The total range of abduction and adduction which occurs at the wrist is also the sum of the ranges possible at the radiocarpal and midcarpal joints. Consequently, abduction has a range of 15° and adduction a range of 45°. The movements occur about a single anteroposterior axis passing through the head of the capitate slightly more distal to the axis for flexion and extension. Abduction is more limited than adduction primarily because the radial styloid process projects further distally than the ulnar styloid process. Abduction is brought about by flexor carpi radialis and extensors carpi radialis longus and brevis, while adduction is achieved by flexor and extensor carpi ulnaris.


The lines of action of the muscles of the wrist are always oblique with respect to the axes of movement. By using only one muscle the movement produced would not be a pure movement. For example, contraction of flexor carpi radialis would produce flexion and abduction at the wrist. To produce pure flexion the unwanted abduction has to be cancelled; this is achieved by contracting flexor carpi ulnaris. Thus by combining various forces acting in different directions any desired movement can be produced within the complete range of motion of the joint.
The carpal flexors and extensors fix the wrist during extension or flexion of the fingers, thereby preventing the digital muscles from losing power and efficiency, which would occur if they also acted on the radiocarpal and midcarpal joints. When powerful movements of the fingers are required, both the flexors and extensors of the wrist contract simultaneously. The importance of such actions is obvious when attempts are made to grip strongly with the finger flexors when the wrist is already flexed. Extending the wrist stretches these muscles so that they can now exert considerable power. Slight extension of the wrist is the position naturally adopted when the hand is used for gripping: look at your own wrist when writing or picking up a mug. If the wrist is likely to become fixed through disease, it should be secured in a position of slight extension so that a powerful and precise grip can still be achieved.

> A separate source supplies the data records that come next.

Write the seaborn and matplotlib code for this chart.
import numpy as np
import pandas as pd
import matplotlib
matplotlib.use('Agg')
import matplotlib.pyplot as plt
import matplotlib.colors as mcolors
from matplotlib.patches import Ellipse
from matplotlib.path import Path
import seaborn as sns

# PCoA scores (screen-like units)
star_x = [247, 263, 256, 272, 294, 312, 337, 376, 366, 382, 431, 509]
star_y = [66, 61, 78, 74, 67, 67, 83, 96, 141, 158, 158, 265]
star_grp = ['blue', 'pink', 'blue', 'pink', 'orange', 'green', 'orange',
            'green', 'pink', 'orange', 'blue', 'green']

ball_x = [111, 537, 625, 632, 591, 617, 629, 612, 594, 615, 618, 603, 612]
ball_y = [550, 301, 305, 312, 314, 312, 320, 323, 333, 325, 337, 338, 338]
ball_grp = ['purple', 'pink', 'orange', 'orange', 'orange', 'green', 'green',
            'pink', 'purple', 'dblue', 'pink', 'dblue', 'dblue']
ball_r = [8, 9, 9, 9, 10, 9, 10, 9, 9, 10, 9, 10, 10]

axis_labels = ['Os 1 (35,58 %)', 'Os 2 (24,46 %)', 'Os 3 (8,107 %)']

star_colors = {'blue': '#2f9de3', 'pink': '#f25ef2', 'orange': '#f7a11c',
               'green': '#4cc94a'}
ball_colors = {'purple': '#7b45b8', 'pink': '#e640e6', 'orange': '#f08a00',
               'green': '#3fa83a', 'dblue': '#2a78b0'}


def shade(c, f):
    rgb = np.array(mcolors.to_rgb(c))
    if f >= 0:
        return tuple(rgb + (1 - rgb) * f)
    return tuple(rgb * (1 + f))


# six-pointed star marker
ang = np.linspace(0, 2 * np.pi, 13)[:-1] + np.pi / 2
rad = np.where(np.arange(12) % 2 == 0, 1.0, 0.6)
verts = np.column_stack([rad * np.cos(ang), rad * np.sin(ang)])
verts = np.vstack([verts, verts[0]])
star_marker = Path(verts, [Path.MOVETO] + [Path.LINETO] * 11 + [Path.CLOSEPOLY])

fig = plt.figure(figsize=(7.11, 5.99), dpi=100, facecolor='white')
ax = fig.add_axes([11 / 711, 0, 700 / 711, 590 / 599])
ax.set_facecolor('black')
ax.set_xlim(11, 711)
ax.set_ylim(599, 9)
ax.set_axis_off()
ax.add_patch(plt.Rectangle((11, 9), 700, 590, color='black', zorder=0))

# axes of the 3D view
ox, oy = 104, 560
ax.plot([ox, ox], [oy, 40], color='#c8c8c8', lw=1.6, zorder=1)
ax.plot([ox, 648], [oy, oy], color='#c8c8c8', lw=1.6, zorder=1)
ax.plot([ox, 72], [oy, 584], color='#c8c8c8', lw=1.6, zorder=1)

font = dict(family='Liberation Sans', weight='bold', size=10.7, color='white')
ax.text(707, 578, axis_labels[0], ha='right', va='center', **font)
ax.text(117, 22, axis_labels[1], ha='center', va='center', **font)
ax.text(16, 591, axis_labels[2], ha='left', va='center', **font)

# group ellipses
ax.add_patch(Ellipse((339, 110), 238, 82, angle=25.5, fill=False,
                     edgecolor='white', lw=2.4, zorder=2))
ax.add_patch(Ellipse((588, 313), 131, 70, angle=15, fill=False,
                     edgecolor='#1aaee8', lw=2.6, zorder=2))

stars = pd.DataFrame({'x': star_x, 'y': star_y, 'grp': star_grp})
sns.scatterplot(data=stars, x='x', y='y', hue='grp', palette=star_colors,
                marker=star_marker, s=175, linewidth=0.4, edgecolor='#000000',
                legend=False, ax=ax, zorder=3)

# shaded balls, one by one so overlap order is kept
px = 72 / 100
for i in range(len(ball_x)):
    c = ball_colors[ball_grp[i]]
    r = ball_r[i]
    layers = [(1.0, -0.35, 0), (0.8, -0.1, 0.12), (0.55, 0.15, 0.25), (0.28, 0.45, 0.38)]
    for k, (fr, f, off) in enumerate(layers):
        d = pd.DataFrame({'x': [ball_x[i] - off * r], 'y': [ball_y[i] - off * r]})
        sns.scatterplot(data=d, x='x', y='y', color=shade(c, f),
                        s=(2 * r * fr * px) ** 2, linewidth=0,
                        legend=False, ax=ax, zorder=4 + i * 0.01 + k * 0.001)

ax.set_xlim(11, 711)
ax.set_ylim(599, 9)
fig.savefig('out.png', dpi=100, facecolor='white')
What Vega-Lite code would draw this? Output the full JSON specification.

The extrinsic finger flexors are the major force-producing muscles during exertions of the hand. Deviation of the wrist causes these tendons to move against the adjacent walls of the carpal tunnel. When the wrist is flexed the tendons are supported by the flexor retinaculum, and when extended by the carpal bones. The force between the tendons and the retinaculum may compress the median nerve and be an important factor in carpal tunnel syndrome: such compression has been confirmed by direct pressure measurement. As well as the median nerve being compressed, the synovial sheaths surrounding the flexor tendons are also compressed, both in flexion and extension. This may lead to their inflammation and subsequent swelling, leading to further compression of the median nerve. Taking into account wrist size, the loading of the flexor retinaculum in flexion is 14% greater in females than in males. This may be one of the reasons why carpal tunnel syndrome is between 2 and 10 times more prevalent in women than men.
In some cases of limitation or absence of movement at the wrist, often associated with persistent pain, total wrist arthroplasty can relieve pain and improve mobility.